### To be done
Return only the lines from the top of the data down to the one that holds "import * as", both included, without any pictures.
** start Source data **
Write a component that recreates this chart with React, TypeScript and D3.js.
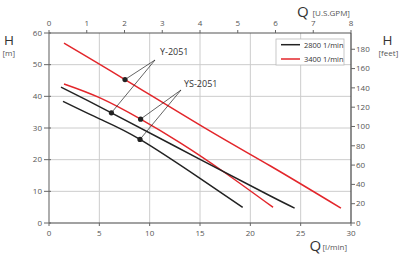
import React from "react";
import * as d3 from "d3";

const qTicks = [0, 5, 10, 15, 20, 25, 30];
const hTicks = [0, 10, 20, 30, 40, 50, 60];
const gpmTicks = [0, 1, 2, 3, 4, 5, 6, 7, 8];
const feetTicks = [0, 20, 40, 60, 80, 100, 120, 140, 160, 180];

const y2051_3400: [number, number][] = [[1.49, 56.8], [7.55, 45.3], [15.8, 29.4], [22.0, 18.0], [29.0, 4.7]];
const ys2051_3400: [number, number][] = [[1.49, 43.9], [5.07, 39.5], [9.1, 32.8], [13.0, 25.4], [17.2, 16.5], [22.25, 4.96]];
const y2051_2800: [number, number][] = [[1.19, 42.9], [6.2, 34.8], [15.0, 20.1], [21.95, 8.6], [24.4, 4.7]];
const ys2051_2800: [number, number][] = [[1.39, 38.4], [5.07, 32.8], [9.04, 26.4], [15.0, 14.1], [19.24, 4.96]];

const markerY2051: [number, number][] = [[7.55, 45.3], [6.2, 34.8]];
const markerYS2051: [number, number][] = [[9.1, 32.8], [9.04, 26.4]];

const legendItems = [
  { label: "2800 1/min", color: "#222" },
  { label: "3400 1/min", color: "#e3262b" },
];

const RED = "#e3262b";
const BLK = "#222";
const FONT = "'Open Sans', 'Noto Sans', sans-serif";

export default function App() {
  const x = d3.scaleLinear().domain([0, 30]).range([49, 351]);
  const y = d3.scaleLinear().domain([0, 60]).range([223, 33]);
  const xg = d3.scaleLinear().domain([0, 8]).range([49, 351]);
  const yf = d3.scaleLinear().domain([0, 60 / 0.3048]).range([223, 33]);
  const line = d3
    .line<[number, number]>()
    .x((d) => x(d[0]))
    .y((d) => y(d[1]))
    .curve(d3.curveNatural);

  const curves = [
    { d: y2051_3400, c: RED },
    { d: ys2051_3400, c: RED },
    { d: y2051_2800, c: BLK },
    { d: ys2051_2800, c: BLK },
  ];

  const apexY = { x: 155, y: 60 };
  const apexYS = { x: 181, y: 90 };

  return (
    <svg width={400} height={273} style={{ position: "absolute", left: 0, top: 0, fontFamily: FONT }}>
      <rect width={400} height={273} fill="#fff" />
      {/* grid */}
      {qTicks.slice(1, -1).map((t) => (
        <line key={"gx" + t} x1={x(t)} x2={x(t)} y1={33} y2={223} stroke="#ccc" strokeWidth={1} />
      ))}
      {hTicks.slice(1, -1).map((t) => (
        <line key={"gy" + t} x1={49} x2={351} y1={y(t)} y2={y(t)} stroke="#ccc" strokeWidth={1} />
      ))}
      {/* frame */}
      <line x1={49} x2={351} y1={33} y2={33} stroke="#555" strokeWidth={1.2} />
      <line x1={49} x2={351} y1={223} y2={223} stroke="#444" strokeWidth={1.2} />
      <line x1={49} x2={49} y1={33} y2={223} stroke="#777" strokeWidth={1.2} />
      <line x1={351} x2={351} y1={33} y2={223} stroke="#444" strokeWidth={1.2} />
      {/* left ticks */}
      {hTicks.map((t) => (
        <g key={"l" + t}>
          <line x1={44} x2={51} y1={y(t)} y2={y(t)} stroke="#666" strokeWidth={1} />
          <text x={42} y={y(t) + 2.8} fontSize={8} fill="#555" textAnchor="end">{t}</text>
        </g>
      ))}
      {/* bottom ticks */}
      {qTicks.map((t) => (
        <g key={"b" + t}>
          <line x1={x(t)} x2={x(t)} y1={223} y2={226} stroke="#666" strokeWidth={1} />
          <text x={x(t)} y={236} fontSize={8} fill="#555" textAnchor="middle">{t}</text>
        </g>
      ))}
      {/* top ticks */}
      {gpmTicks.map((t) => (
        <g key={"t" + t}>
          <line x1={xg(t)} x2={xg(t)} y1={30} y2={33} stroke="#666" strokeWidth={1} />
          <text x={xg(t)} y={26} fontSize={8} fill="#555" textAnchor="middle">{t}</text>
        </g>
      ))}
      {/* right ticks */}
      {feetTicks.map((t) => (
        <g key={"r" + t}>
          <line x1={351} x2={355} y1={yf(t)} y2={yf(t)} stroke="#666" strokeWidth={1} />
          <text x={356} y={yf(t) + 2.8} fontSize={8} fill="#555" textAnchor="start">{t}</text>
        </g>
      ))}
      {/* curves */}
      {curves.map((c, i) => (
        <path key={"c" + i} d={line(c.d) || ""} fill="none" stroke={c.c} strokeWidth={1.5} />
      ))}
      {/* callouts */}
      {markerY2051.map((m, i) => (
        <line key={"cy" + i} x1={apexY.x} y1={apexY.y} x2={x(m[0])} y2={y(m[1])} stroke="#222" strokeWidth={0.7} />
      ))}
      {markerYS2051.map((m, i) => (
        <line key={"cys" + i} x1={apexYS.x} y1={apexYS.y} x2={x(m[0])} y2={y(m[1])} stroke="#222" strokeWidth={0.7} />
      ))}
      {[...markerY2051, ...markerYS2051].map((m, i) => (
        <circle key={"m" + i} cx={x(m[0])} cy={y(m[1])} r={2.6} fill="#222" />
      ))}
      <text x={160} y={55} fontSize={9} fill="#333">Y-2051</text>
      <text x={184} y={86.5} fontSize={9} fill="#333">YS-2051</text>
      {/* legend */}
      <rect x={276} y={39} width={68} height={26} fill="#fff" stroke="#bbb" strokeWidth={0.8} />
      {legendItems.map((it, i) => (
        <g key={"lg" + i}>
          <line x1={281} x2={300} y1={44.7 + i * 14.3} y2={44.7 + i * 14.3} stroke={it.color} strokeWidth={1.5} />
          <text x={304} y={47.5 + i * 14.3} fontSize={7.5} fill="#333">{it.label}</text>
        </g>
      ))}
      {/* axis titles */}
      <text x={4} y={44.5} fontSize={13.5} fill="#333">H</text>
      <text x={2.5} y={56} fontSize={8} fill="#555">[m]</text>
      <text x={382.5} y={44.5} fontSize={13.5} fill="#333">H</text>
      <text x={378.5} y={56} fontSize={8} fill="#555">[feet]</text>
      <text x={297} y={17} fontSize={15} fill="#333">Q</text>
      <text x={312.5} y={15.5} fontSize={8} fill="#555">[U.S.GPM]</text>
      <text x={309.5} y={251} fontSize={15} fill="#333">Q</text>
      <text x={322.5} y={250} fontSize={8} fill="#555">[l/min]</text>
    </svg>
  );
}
** end Source data **
### Problem solution
Write a component that recreates this chart with React, TypeScript and D3.js.
import React from "react";
import * as d3 from "d3";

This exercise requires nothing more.